Streaming responses

Coulisse implements OpenAI's Server-Sent Events (SSE) format for chat completions. Set stream: true in the request and the server emits incremental chat.completion.chunk frames over the wire — drop-in compatible with the OpenAI Python and JavaScript SDKs and any client that already speaks the OpenAI streaming protocol.

Asking for a stream

Add stream: true to a normal /v1/chat/completions request:

{
  "model": "assistant",
  "safety_identifier": "user-123",
  "messages": [{"role": "user", "content": "Hello!"}],
  "stream": true
}

The response is text/event-stream instead of JSON. Each frame is one chat.completion.chunk.

Wire format

The first frame announces the assistant role:

data: {"id":"chatcmpl-coulisse-...","object":"chat.completion.chunk","created":...,"model":"assistant","choices":[{"index":0,"delta":{"role":"assistant"}}]}

Then one frame per text delta:

data: {"id":"chatcmpl-coulisse-...","object":"chat.completion.chunk","created":...,"model":"assistant","choices":[{"index":0,"delta":{"content":"Hello"}}]}

data: {"id":"chatcmpl-coulisse-...","object":"chat.completion.chunk","created":...,"model":"assistant","choices":[{"index":0,"delta":{"content":" there"}}]}

A terminal frame sets finish_reason:

data: {"id":"chatcmpl-coulisse-...","object":"chat.completion.chunk","created":...,"model":"assistant","choices":[{"index":0,"delta":{},"finish_reason":"stop"}]}

data: [DONE]

Including token usage

Set stream_options.include_usage: true to receive a usage field on the terminal chunk:

{
  "model": "assistant",
  "messages": [{"role": "user", "content": "Hi"}],
  "stream": true,
  "stream_options": {"include_usage": true}
}

The terminal frame then carries usage:

data: {"...":"...","choices":[{"index":0,"delta":{},"finish_reason":"stop"}],"usage":{"completion_tokens":3,"prompt_tokens":7,"total_tokens":10}}

When include_usage is missing or false, the field is omitted — matching OpenAI's contract.

Memory and rate limiting

Streaming responses use the same per-user memory bucket and rate-limit accounting as non-streaming requests:

The user's message and the assistant's reply are appended to memory after the stream ends.
Token usage is recorded against the rate-limit window when the stream ends.
If the client disconnects mid-stream, Coulisse persists the partial assistant reply (everything received before the disconnect).
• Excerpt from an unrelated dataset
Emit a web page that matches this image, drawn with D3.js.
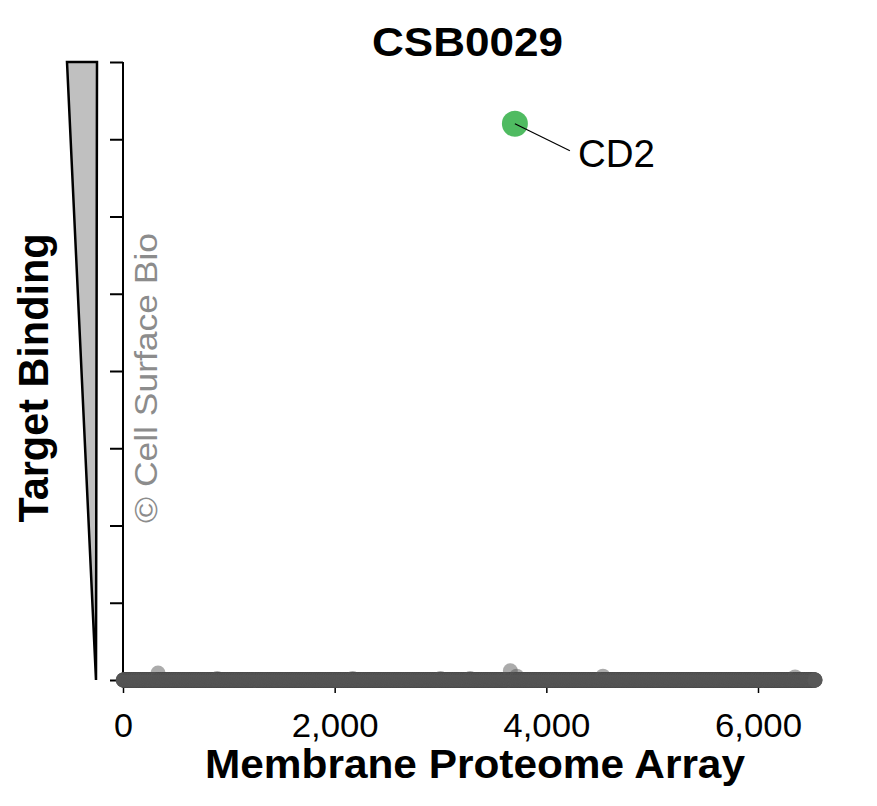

This matches what the user actually saw — the next turn won't claim the model said something the user never received.

Tool-using agents

Agents with MCP tools attached stream the same way. Tool-call internals run inside the rig multi-turn loop and are not surfaced to the client; you'll see a pause while a tool runs, then the model's text continues. The delta.content field is the only delta variant Coulisse currently emits.

Errors mid-stream

If the upstream provider fails after the stream has started, Coulisse emits one terminal frame containing an error field with the failure reason, then [DONE]. The HTTP status is already 200 by then — clients should check for the error field on the final chunk.